A Forced Sensory Mindfulness
The magic of the pool is its all-encompassing sensory experience. It’s not something you can multitask. You can’t effectively answer work emails while submerged to your neck in cool water. The chlorine has its own sharp, nostalgic scent. The sun warms your skin, the shouts of children playing marco polo become a kind of ambient soundtrack, and the shock of the water provides a jolt that brings you squarely into the present moment. This is what makes it a perfect escape from the digital hamster wheel. Our daily lives are spent staring at screens, processing abstract information, and living inside our heads. The pool forces you back into your body. The only agenda is physical: stay cool, feel the sun, listen to the splash of water. It’s a mandatory reset, a form of mindfulness that doesn’t require an app or a guided meditation, just a towel and a pair of sunglasses.
The Beauty of Low-Stakes Community
Unlike a networking event or a scheduled coffee date, the public pool is a place of beautifully unstructured community. You are surrounded by people, but with zero obligation to perform. You might exchange a friendly nod with the parent wrangling three kids and a floatie, or share a laugh with a stranger when a cannonball sends a wave over your lounge chair. It’s a shared, public experience that asks nothing of you. It’s humanity in its most relaxed state—a temporary village of people united by the simple goal of beating the heat. This casual, low-stakes togetherness is its own kind of antidote to the curated, often isolating nature of our online social lives. Here, you don't need a witty comment or a perfect photo; you just need to exist alongside others.

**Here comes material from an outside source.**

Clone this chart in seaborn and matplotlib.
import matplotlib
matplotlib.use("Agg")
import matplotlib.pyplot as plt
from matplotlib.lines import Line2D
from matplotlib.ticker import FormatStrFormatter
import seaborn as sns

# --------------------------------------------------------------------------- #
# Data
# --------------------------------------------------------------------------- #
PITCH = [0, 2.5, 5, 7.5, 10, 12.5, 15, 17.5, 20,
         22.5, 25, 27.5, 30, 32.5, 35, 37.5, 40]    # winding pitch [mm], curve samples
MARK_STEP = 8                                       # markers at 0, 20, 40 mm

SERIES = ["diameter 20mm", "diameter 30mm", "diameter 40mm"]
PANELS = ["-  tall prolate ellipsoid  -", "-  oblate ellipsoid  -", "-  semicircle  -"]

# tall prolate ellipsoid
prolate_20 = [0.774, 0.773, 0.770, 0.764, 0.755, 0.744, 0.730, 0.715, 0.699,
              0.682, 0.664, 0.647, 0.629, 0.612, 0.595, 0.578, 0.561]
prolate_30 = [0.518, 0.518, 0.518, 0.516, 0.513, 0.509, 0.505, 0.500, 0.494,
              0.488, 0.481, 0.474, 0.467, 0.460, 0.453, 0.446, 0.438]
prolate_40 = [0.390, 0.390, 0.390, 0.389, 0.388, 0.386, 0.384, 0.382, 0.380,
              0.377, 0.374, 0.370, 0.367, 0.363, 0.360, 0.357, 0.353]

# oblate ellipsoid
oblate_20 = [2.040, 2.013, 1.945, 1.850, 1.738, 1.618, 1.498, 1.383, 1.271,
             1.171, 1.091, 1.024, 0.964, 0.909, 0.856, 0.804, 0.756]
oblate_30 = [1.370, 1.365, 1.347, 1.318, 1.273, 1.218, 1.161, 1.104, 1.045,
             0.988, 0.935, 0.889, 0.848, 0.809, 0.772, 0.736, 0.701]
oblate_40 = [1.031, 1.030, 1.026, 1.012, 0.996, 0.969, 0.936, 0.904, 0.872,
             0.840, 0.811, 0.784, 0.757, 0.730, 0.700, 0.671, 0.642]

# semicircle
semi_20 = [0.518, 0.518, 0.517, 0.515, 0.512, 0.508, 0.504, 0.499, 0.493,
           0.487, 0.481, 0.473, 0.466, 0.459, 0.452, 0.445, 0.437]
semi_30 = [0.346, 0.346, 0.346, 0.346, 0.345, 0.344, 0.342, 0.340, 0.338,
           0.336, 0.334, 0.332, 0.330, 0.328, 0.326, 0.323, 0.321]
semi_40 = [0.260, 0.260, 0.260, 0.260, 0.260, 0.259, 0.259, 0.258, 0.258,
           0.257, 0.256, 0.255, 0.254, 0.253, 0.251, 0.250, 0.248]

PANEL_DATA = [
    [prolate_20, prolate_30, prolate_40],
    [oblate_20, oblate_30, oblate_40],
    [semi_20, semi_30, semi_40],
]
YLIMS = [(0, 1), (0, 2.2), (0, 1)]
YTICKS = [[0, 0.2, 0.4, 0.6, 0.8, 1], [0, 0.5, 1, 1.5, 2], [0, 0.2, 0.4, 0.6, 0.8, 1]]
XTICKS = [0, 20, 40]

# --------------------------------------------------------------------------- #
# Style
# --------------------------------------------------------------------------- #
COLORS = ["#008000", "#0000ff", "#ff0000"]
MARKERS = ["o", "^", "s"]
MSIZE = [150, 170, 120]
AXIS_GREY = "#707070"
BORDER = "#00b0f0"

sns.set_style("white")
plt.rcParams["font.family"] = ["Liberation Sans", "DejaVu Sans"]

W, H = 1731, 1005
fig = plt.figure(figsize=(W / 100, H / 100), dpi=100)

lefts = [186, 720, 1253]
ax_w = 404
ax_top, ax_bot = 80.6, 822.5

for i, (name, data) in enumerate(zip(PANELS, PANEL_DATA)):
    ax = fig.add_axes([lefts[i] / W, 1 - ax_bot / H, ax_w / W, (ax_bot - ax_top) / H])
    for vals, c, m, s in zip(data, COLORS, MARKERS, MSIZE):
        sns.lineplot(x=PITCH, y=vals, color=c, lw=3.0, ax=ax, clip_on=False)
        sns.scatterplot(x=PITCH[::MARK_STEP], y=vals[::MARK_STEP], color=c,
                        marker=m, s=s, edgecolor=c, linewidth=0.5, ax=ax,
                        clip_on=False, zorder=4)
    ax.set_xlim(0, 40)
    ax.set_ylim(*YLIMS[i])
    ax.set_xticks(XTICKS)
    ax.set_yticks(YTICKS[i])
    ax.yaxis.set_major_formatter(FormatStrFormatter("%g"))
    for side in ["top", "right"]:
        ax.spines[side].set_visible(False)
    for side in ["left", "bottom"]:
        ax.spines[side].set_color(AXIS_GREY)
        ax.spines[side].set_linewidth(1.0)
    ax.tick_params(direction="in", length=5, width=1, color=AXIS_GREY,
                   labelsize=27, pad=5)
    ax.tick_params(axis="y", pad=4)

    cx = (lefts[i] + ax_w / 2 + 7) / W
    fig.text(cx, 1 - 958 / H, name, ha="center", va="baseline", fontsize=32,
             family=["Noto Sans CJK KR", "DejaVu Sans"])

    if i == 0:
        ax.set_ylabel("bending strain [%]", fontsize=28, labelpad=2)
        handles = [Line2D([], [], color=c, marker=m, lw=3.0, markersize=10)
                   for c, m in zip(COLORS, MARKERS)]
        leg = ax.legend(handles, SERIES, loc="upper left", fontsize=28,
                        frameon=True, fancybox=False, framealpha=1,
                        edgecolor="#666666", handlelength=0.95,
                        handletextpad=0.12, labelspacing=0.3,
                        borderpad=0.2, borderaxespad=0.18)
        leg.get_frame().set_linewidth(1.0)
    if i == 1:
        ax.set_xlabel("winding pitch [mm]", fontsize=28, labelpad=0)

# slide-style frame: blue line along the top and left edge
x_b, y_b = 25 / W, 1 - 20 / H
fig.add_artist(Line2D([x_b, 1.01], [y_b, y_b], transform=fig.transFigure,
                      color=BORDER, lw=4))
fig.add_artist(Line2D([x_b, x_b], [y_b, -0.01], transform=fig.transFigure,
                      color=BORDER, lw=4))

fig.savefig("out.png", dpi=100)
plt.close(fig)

Permission to Be Pointless
Ultimately, the pool day feels less criminal because it grants us permission. It’s a socially sanctioned zone for pointlessness. The goal of a pool day is simply to have a pool day. There is no deliverable, no KPI, no performance review. Its success is measured in degrees of relaxation and the faint scent of sunscreen lingering on your skin that evening. In a world that demands purpose from every waking hour, the pool offers a sanctuary of purposelessness. That’s why it feels like a stolen pleasure, a small act of defiance. We are not just cooling off our bodies; we are cooling off the overheated engines of our ambition and anxiety. We are, for a few precious hours, getting away with the ‘crime’ of just being human.